Christopher Turner talks to the SF Chronicle about his relationship with Armistead Maupin, telling the paper that Maupin, who is 27 years older than Turner, cruised him on the street after seeing his profile on a website Turner runs, hotoldermale.com (site NSFW).
“Shortly after Christopher Turner started his Web site hotoldermale.com in 2002, a hot older male approached him while walking on 18th Street in the Castro district. The man said he recognized Turner from his online profile; he’d even printed out a photograph of the Internet entrepreneur. ‘Apparently he didn’t post his picture because he was too darn shy about the whole thing,’ Turner, 35, recalled.”

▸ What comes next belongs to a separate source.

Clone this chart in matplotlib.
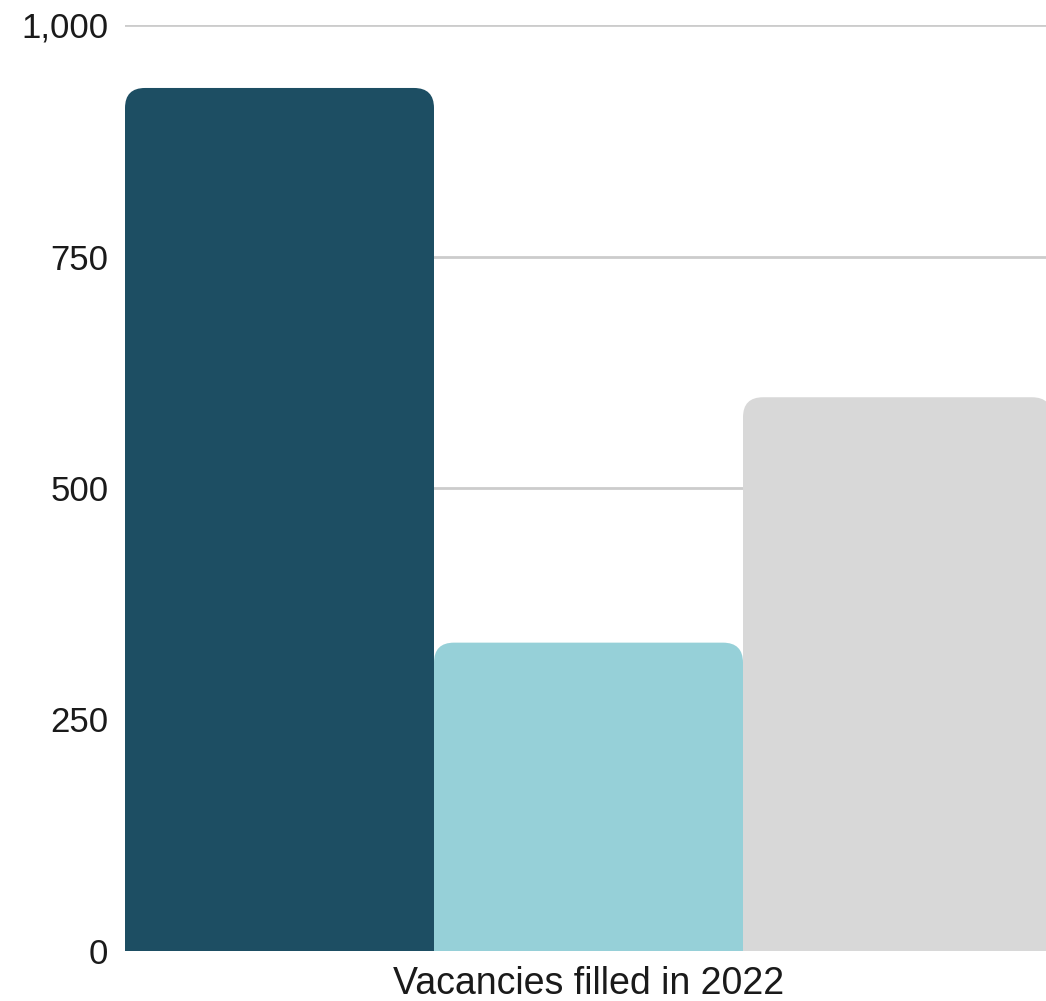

Turner has a new site, DaddyHunt, which pairs older men with younger men, and they’ve just posted a number of new billboards around San Francisco. Turner talks about the phenomenon:
“I think when people see a young man with an older guy, they think, ‘Sugar Daddy.’ And I guess the same goes for straight relationships. But one thing people don’t see is that a lot of people have a serious attraction to older men — whether it’s physical, emotional, intellectual — and feel more comfortable in relationships with older men. I launched the site as sort of a political statement: You can have a loving relationship despite an age difference … I think the Greeks understood it well, and so did the gay community. Back in the ’70s, the gay community featured older, hairy guys in gay porn all the time. During the AIDS crisis, everything we saw, in advertising and porn, suddenly became young and clean…Attraction is hard to understand. My current attraction toward older men has been around since I can remember, but I imagine that could change. I’m really not sure. That’s always the issue with an age difference. With Armistead, he’s 27 years my senior and, you know, he’ll likely die before me. So there’s the big issue of any age-difference relationship. But who knows? It’s hard to say where my attractions will be in 20, 30 years.”
Maupin recently published the latest novel in the Tales of the City series, Michael Tolliver Lives, which rejoins his character Michael Tolliver some three decades later. Turner notes that many of the themes on aging in the book bear a striking resemblance to the couple’s own experience.